Romain Rolland, the French savant, felt attracted to Ramakrishna, he says, “The man whose image I here evoke was the consummation of two thousand years of the spiritual life of three hundred million people. Although he has been dead forty years, his soul animates modern India. He was no here of action like Gandhi, no genius in art of thought like Goethe or Tagore. He was a little village Brahman of Bengal, whose outer life was set in a limited frame without striking incident, outside the political and social activities of his time. But his inner life embraced the whole multiplicity of men and Gods.”

Christopher Isherwood, noted man of letters in the West, writes about Sri Ramakrishna, Tthis is the story of phenomenon. A phenomenon is often something extraordinary and mysterious. Ramakrishna was extraordinary and mysterious; most of all to those who were best fitted to understand him. A phenomenon is always a fact, an object of experience. That is how I shall try to approach Ramakrishan.”

Arnold J. Toynbee, a German philosopher writes, “Ramakrishna’s message was unique in being expressed in action……..Religion is not just a matter of study, it is something that has to be experienced and to be lived, and this is the field in which Ramakrishna manifested his uniqueness……..His religious activity, and experience were, in fact, comprehensive to a degree that had perhaps never before been attained by any other religious genius in India or elsewhere.”

Alexander Shifman, Adviser to the Tolstoy State Museum, in his book Tolstoy and Indian writes: ‘During the last decade of Tolstoy’s life Ramakrishna and his pupil Vivekananda occupied his thoughts…….’ ‘On 13 February 1903, Tolstoy read the journal Theosophischer Wegweister sent to him from Germany and in his copy underlined a number of Ramakrishna’s aphorisms. “There is much in common with my conception”- he noted in his diary’.

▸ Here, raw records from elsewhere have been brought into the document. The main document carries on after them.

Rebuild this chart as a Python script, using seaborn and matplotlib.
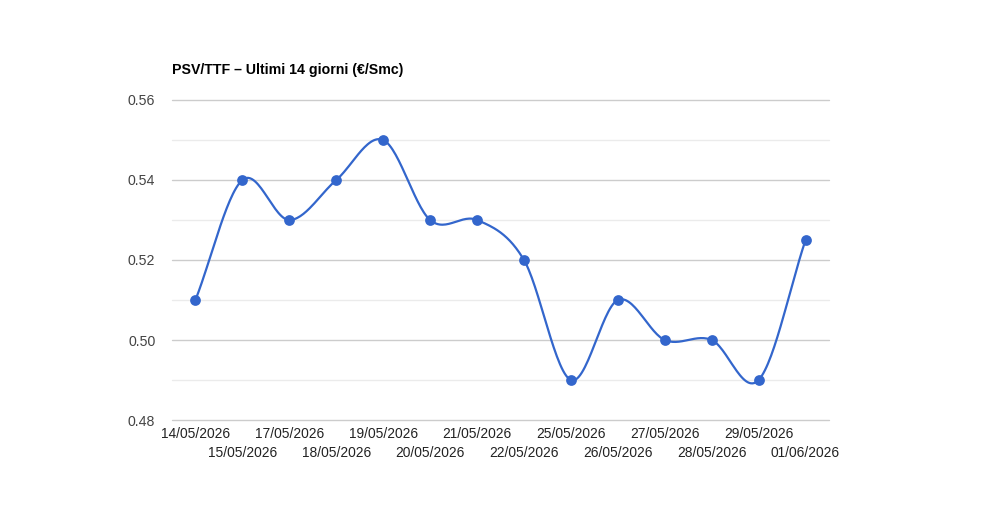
import numpy as np
import pandas as pd
import matplotlib
matplotlib.use("Agg")
import matplotlib.pyplot as plt
import seaborn as sns

dates = ["14/05/2026", "15/05/2026", "17/05/2026", "18/05/2026", "19/05/2026",
         "20/05/2026", "21/05/2026", "22/05/2026", "25/05/2026", "26/05/2026",
         "27/05/2026", "28/05/2026", "29/05/2026", "01/06/2026"]
values = [0.51, 0.54, 0.53, 0.54, 0.55, 0.53, 0.53, 0.52, 0.49, 0.51, 0.50, 0.50, 0.49, 0.525]
y_ticks = [0.48, 0.50, 0.52, 0.54, 0.56]
title = "PSV/TTF – Ultimi 14 giorni (€/Smc)"

sns.set_theme(style="white")
plt.rcParams['font.family'] = ['Liberation Sans', 'DejaVu Sans']

idx = np.arange(len(values))
vals = np.array(values)

# Catmull-Rom smoothing through the data points
def catmull(x, y, n=30, t=0.5):
    xs, ys = [], []
    P = np.column_stack([x, y])
    P = np.vstack([P[0] - (P[1] - P[0]), P, P[-1] + (P[-1] - P[-2])])
    for i in range(1, len(P) - 2):
        p0, p1, p2, p3 = P[i - 1], P[i], P[i + 1], P[i + 2]
        m1 = t * (p2 - p0)
        m2 = t * (p3 - p1)
        for s in np.linspace(0, 1, n, endpoint=False):
            h00 = 2*s**3 - 3*s**2 + 1
            h10 = s**3 - 2*s**2 + s
            h01 = -2*s**3 + 3*s**2
            h11 = s**3 - s**2
            pt = h00*p1 + h10*m1 + h01*p2 + h11*m2
            xs.append(pt[0]); ys.append(pt[1])
    xs.append(P[-2][0]); ys.append(P[-2][1])
    return np.array(xs), np.array(ys)

sx, sy = catmull(idx.astype(float), vals)
smooth = pd.DataFrame({"x": sx, "y": sy})
pts = pd.DataFrame({"x": idx, "y": vals})

fig = plt.figure(figsize=(10, 5.2), dpi=100)
ax = fig.add_axes([0.172, 0.1923, 0.657, 0.6154])

# gridlines
for k in range(9):
    v = 0.48 + 0.01 * k
    major = (k % 2 == 0)
    ax.axhline(v, color="#cccccc" if major else "#ebebeb", lw=1, zorder=0,
               clip_on=False)

sns.lineplot(data=smooth, x="x", y="y", ax=ax, color="#3366cc", lw=1.6,
             sort=False, estimator=None, zorder=3)
sns.scatterplot(data=pts, x="x", y="y", ax=ax, color="#3366cc", s=60,
                edgecolor="#3366cc", linewidth=0, zorder=4)

ax.set_xlim(-0.5, len(values) - 0.5)
ax.set_ylim(0.48, 0.56)
ax.set_yticks(y_ticks)
ax.set_yticklabels([f"{t:.2f}" for t in y_ticks], fontsize=10.2, color="#444444")
ax.set_xticks(idx)
ax.set_xticklabels(dates, fontsize=9.9, color="#222222")
for i, tk in enumerate(ax.xaxis.get_major_ticks()):
    tk.set_pad(5 if i % 2 == 0 else 18.5)
ax.tick_params(axis="both", length=0)
ax.tick_params(axis="y", pad=12)
ax.set_xlabel("")
ax.set_ylabel("")
for s in ax.spines.values():
    s.set_visible(False)

fig.text(0.172, 1 - 70 / 520, title, fontsize=10.2, fontweight="bold",
         color="#000000", ha="left", va="center")

fig.savefig("out.png", dpi=100, facecolor="white")
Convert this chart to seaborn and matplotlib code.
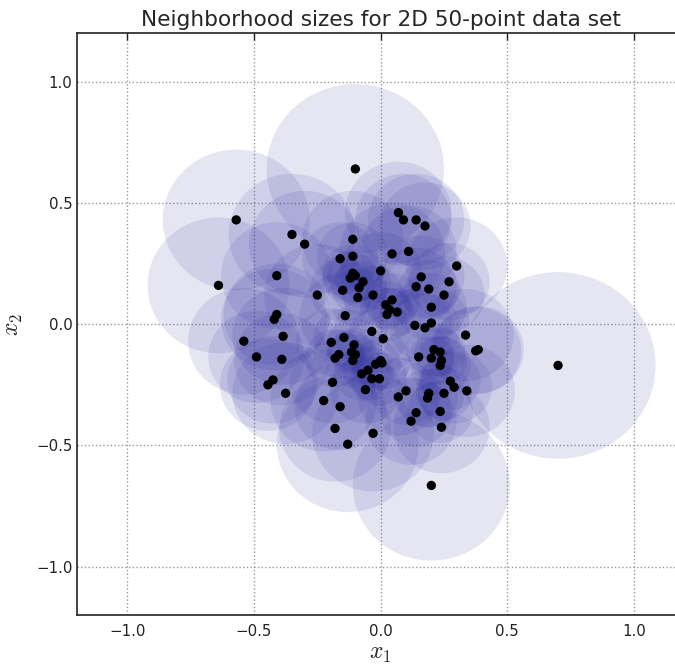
import matplotlib
matplotlib.use('Agg')
import matplotlib.pyplot as plt
from matplotlib.patches import Circle
from matplotlib.collections import PatchCollection
import seaborn as sb
import pandas as pd

# point positions
x1 = [-0.10, -0.57, -0.35, -0.30, -0.11, -0.16, -0.11, 0.045, 0.07, -0.64,
      -0.41, -0.11, -0.12, -0.10, -0.07, -0.085, -0.15, 0.0, -0.25, -0.09,
      -0.03, -0.41, -0.42, -0.14, 0.045, 0.02, 0.035, 0.065, 0.025, -0.035,
      0.01, -0.385, -0.54, -0.145, 0.09, 0.14, 0.175, 0.11, 0.30, 0.16,
      0.27, 0.14, 0.19, 0.25, 0.20, 0.135, 0.175, 0.20, 0.335, -0.195,
      -0.105, -0.49, -0.39, -0.165, -0.18, -0.115, -0.10, -0.11, 0.0, -0.02,
      0.005, -0.05, -0.075, -0.035, -0.005, -0.425, -0.445, -0.19, -0.06, -0.375,
      -0.225, -0.16, 0.07, -0.18, -0.03, -0.13, 0.375, 0.385, 0.21, 0.235,
      0.20, 0.24, 0.235, 0.15, 0.275, 0.29, 0.34, 0.10, 0.19, 0.185,
      0.25, 0.14, 0.235, 0.12, 0.24, 0.20, 0.70]
x2 = [0.64, 0.43, 0.37, 0.33, 0.35, 0.27, 0.28, 0.29, 0.46, 0.16,
      0.20, 0.21, 0.19, 0.20, 0.175, 0.15, 0.14, 0.22, 0.12, 0.11,
      0.12, 0.04, 0.02, 0.035, 0.10, 0.08, 0.06, 0.05, 0.04, -0.03,
      -0.06, -0.05, -0.07, -0.055, 0.43, 0.43, 0.405, 0.30, 0.24, 0.195,
      0.175, 0.155, 0.145, 0.12, 0.07, -0.005, -0.015, 0.005, -0.045, -0.075,
      -0.085, -0.135, -0.145, -0.125, -0.14, -0.115, -0.125, -0.15, -0.15, -0.165,
      -0.16, -0.19, -0.205, -0.225, -0.225, -0.23, -0.25, -0.24, -0.27, -0.285,
      -0.315, -0.34, -0.30, -0.43, -0.45, -0.495, -0.11, -0.105, -0.105, -0.115,
      -0.14, -0.15, -0.17, -0.135, -0.235, -0.26, -0.275, -0.275, -0.285, -0.305,
      -0.285, -0.365, -0.36, -0.40, -0.425, -0.665, -0.17]
# neighborhood radius of each point
radius = [0.35, 0.29, 0.25, 0.22, 0.20, 0.15, 0.14, 0.21, 0.21, 0.28,
          0.22, 0.12, 0.11, 0.11, 0.11, 0.11, 0.13, 0.16, 0.21, 0.12,
          0.12, 0.21, 0.21, 0.18, 0.11, 0.10, 0.09, 0.10, 0.11, 0.15,
          0.14, 0.20, 0.22, 0.12, 0.19, 0.19, 0.18, 0.19, 0.20, 0.17,
          0.16, 0.16, 0.12, 0.16, 0.14, 0.15, 0.14, 0.15, 0.19, 0.14,
          0.11, 0.19, 0.19, 0.10, 0.12, 0.09, 0.11, 0.11, 0.12, 0.10,
          0.11, 0.10, 0.11, 0.09, 0.11, 0.18, 0.19, 0.17, 0.14, 0.21,
          0.21, 0.18, 0.16, 0.22, 0.24, 0.28, 0.18, 0.18, 0.11, 0.10,
          0.09, 0.10, 0.12, 0.14, 0.12, 0.15, 0.19, 0.14, 0.14, 0.12,
          0.11, 0.14, 0.13, 0.18, 0.19, 0.31, 0.385]

ticks = [-1.0, -0.5, 0.0, 0.5, 1.0]

df = pd.DataFrame({'x1': x1, 'x2': x2, 'r': radius})

sb.set_style('white')
plt.rcParams['mathtext.fontset'] = 'cm'
plt.rcParams['font.family'] = ['DejaVu Sans']

fig = plt.figure(figsize=(6.75, 6.66), dpi=100)
ax = fig.add_axes([0.1135, 0.0763, 0.9009, 0.8739])

circles = [Circle((a, b), r) for a, b, r in zip(df['x1'], df['x2'], df['r'])]
ax.add_collection(PatchCollection(circles, facecolor=(0.17, 0.17, 0.62), edgecolor='none',
                                  alpha=0.115, zorder=2))
sb.scatterplot(data=df, x='x1', y='x2', color='black', s=45, edgecolor='none',
               zorder=3, ax=ax)

ax.set_xlim(-1.2, 1.2)
ax.set_ylim(-1.2, 1.2)
ax.set_xticks(ticks)
ax.set_yticks(ticks)
ax.grid(True, color='0.6', linestyle=':', linewidth=1)
ax.set_axisbelow(True)
for sp in ax.spines.values():
    sp.set_color('#222222')
    sp.set_linewidth(1.2)
ax.tick_params(direction='in', top=True, right=True, length=5, width=1, labelsize=10.8,
               colors='#222222')
ax.tick_params(axis='x', pad=6)
ax.tick_params(axis='y', pad=3)
ax.set_title('Neighborhood sizes for 2D 50-point data set', fontsize=15.6, pad=5)
ax.set_xlabel('$x_1$', fontsize=17, labelpad=2)
ax.set_ylabel('$x_2$', fontsize=17, labelpad=8)

fig.savefig('out.png', dpi=100)
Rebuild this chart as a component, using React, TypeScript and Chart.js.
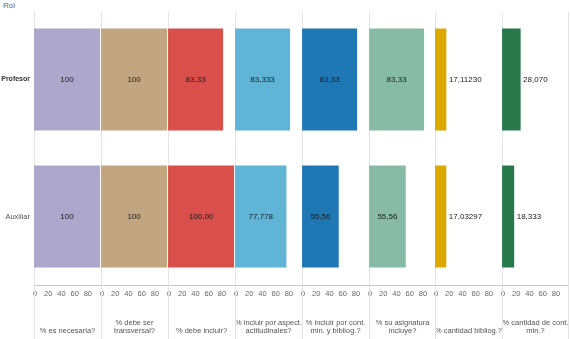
import React, { useEffect, useRef } from 'react';
import { Chart, registerables } from 'chart.js';

Chart.register(...registerables);

const roles = ['Profesor', 'Auxiliar'];
const measures: string[][] = [
  ['% es necesaria?'],
  ['% debe ser', 'transversal?'],
  ['% debe incluir?'],
  ['% incluir por aspect.', 'actitudinales?'],
  ['% incluir por cont.', 'min. y bibliog.?'],
  ['% su asignatura', 'incluye?'],
  ['% cantidad bibliog.?'],
  ['% cantidad de cont.', 'min.?'],
];
const profesorValues = [100, 100, 83.33, 83.333, 83.33, 83.33, 17.1123, 28.07];
const auxiliarValues = [100, 100, 100, 77.778, 55.56, 55.56, 17.03297, 18.333];
const profesorLabels = ['100', '100', '83,33', '83,333', '83,33', '83,33', '17,11230', '28,070'];
const auxiliarLabels = ['100', '100', '100,00', '77,778', '55,56', '55,56', '17,03297', '18,333'];
const barColors = ['#ADA7CB', '#C2A581', '#D84F4C', '#60B4D6', '#1F77B4', '#87BBA6', '#DBA901', '#27784A'];
const xTicks = [0, 20, 40, 60, 80];

const FONT = "'Liberation Sans', Arial, sans-serif";
const PAD = 6;
const PANEL_W = 67;

const separatorPlugin = {
  id: 'separator',
  beforeDatasetsDraw(chart: any, _args: any, opts: any) {
    const { ctx, chartArea } = chart;
    ctx.save();
    ctx.strokeStyle = '#e4e4e4';
    ctx.lineWidth = 1;
    ctx.beginPath();
    const x = Math.round(chartArea.left) + 0.5;
    ctx.moveTo(x, 12);
    ctx.lineTo(x, chart.height);
    if (opts && opts.last) {
      const xr = Math.round(chartArea.right) - 0.5;
      ctx.moveTo(xr, 12);
      ctx.lineTo(xr, chart.height);
    }
    ctx.stroke();
    ctx.restore();
  },
};

const valuePlugin = {
  id: 'valueText',
  afterDatasetsDraw(chart: any) {
    const { ctx } = chart;
    ctx.save();
    ctx.font = `8px ${FONT}`;
    ctx.fillStyle = '#1c1c1c';
    ctx.textBaseline = 'middle';
    chart.data.datasets.forEach((ds: any, di: number) => {
      const meta = chart.getDatasetMeta(di);
      meta.data.forEach((bar: any, i: number) => {
        const text = ds.valueLabels[i];
        const w = ctx.measureText(text).width;
        const barW = bar.x - bar.base;
        if (barW > w + 6) {
          ctx.textAlign = 'center';
          ctx.fillText(text, (bar.x + bar.base) / 2, bar.y);
        } else {
          ctx.textAlign = 'left';
          ctx.fillText(text, bar.x + 2.5, bar.y);
        }
      });
    });
    ctx.restore();
  },
};

function Panel({ index }: { index: number }) {
  const ref = useRef<HTMLCanvasElement>(null);
  const first = index === 0;
  const last = index === measures.length - 1;
  const lineX = Math.round(34 + index * 66.9);
  const left = first ? 0 : lineX - PAD;
  const width = first ? lineX + PANEL_W : PANEL_W + PAD;

  useEffect(() => {
    const chart = new Chart(ref.current as HTMLCanvasElement, {
      type: 'bar',
      data: {
        labels: roles,
        datasets: [
          {
            data: [profesorValues[index], auxiliarValues[index]],
            valueLabels: [profesorLabels[index], auxiliarLabels[index]],
            backgroundColor: barColors[index],
            borderWidth: 0,
            barPercentage: 0.745,
            categoryPercentage: 1,
          } as any,
        ],
      },
      options: {
        indexAxis: 'y',
        responsive: false,
        animation: false,
        devicePixelRatio: 1,
        layout: { autoPadding: false, padding: { left: first ? 0 : PAD, right: 0, top: 11, bottom: 0 } },
        plugins: {
          legend: { display: false },
          tooltip: { enabled: false },
          separator: { last },
        } as any,
        scales: {
          x: {
            type: 'linear',
            min: 0,
            max: 101.4,
            afterBuildTicks: (s: any) => {
              s.ticks = xTicks.map((v) => ({ value: v }));
            },
            afterFit: (s: any) => {
              s.height = 54;
            },
            grid: { display: false, drawTicks: false },
            border: { display: true, dash: [1, 2], color: '#c4c4c4' },
            ticks: {
              font: { family: FONT, size: 7.5 },
              color: '#666',
              padding: 4,
              maxRotation: 0,
              autoSkip: false,
              labelOffset: 1,
            },
            title: {
              display: true,
              text: measures[index],
              font: { family: FONT, size: 7.5, lineHeight: 1.15 },
              color: '#555',
              padding: { top: 0, bottom: 3.5 },
            },
          },
          y: {
            type: 'category',
            display: first,
            grid: { display: false, drawTicks: false },
            border: { display: false },
            afterFit: (s: any) => {
              s.width = first ? 34 : 0;
            },
            ticks: {
              padding: 4,
              color: (c: any) => (c.index === 0 ? '#333' : '#555'),
              font: (c: any) => ({ family: FONT, size: c.index === 0 ? 7 : 7.5, weight: c.index === 0 ? 'bold' : 'normal' }),
            },
          },
        },
      } as any,
      plugins: [separatorPlugin, valuePlugin],
    });
    return () => chart.destroy();
  }, []);

  return (
    <canvas
      ref={ref}
      width={width}
      height={339}
      style={{ position: 'absolute', left, top: 0, width, height: 339 }}
    />
  );
}

export default function App() {
  useEffect(() => {
    document.body.style.margin = '0';
  }, []);
  return (
    <div style={{ position: 'relative', width: 570, height: 339, background: '#fff', overflow: 'hidden' }}>
      <div
        style={{
          position: 'absolute',
          left: 3,
          top: 1,
          fontFamily: FONT,
          fontSize: 8,
          color: '#666',
        }}
      >
        Rol
      </div>
      {measures.map((_, i) => (
        <Panel key={i} index={i} />
      ))}
    </div>
  );
}
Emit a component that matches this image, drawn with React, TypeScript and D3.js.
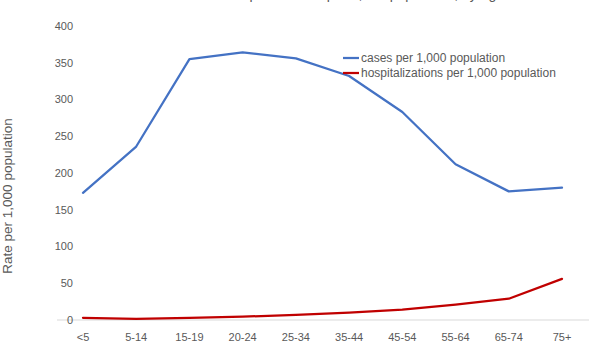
import React from "react";
import * as d3 from "d3";

const categories = ["<5", "5-14", "15-19", "20-24", "25-34", "35-44", "45-54", "55-64", "65-74", "75+"];
const cases = [173, 236, 355, 364, 356, 332, 283, 212, 175, 180];
const hospitalizations = [3, 1.5, 3, 4.5, 7, 10, 14, 21, 29, 56];
const yTicks = [0, 50, 100, 150, 200, 250, 300, 350, 400];
const seriesNames = ["cases per 1,000 population", "hospitalizations per 1,000 population"];
const title = "COVID-19 cases and hospitalizations per 1,000 population, by age";

const W = 595;
const H = 350;
const FONT = "'Liberation Sans', Arial, sans-serif";
const TXT = "#595959";

export default function App() {
  const x = d3.scalePoint<string>().domain(categories).range([83, 562]);
  const y = d3.scaleLinear().domain([0, 400]).range([320, 26]);
  const line = d3
    .line<number>()
    .x((_, i) => x(categories[i]) as number)
    .y((d) => y(d));

  const series = [
    { name: seriesNames[0], values: cases, color: "#4472C4" },
    { name: seriesNames[1], values: hospitalizations, color: "#C00000" },
  ];

  return (
    <svg
      width={W}
      height={H}
      style={{ position: "absolute", left: 0, top: 0, background: "#fff" }}
      fontFamily={FONT}
    >
      <rect width={W} height={H} fill="#fff" />
      <text x={W / 2} y={-1} textAnchor="middle" fontSize={14} fill={TXT}>
        {title}
      </text>
      <line x1={57} x2={589} y1={y(0)} y2={y(0)} stroke="#d9d9d9" strokeWidth={1} />
      {yTicks.map((t) => (
        <text key={t} x={73} y={y(t)} dy="0.35em" textAnchor="end" fontSize={11} fill={TXT}>
          {t}
        </text>
      ))}
      {categories.map((c) => (
        <text key={c} x={x(c)} y={341} textAnchor="middle" fontSize={11} fill={TXT}>
          {c}
        </text>
      ))}
      <text
        transform={`translate(12,196) rotate(-90)`}
        textAnchor="middle"
        fontSize={13.5}
        fill={TXT}
      >
        Rate per 1,000 population
      </text>
      {series.map((s) => (
        <path
          key={s.name}
          d={line(s.values) as string}
          fill="none"
          stroke={s.color}
          strokeWidth={2.25}
          strokeLinejoin="round"
          strokeLinecap="round"
        />
      ))}
      {series.map((s, i) => (
        <g key={s.name} transform={`translate(343,${58 + i * 15})`}>
          <line x1={0} x2={16} y1={0} y2={0} stroke={s.color} strokeWidth={2.25} />
          <text x={18} y={0} dy="0.35em" fontSize={12} fill={TXT}>
            {s.name}
          </text>
        </g>
      ))}
    </svg>
  );
}
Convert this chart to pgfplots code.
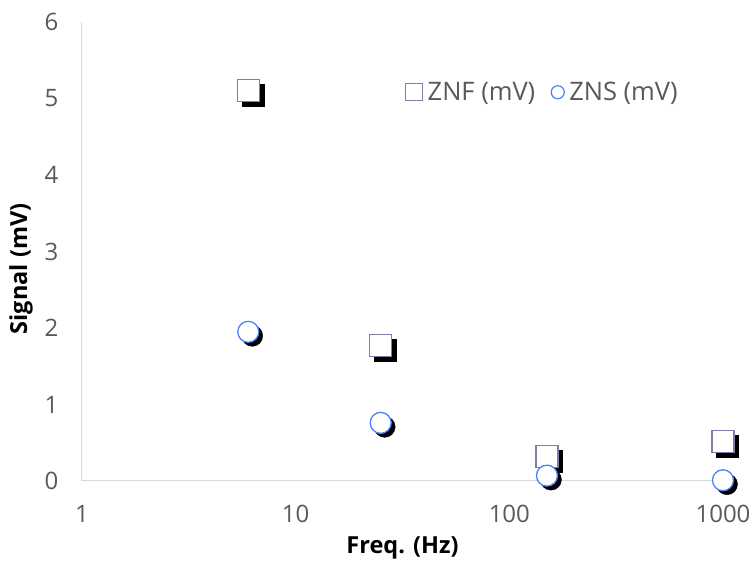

S. Radhakrishnan, Philosopher President of India writes, “While the saying of Sri Ramakrishna did not penetrate so mush into academic circles, thy found their way into lonely hearts who have been stranded in their pursuit of pleasure and selfish desires. Under the inspiration of this great teacher there has been a powerful revival of social compassion…..He has helped to raise from the dust the fallen standard of Hinduism, not in words merely, but in works also.”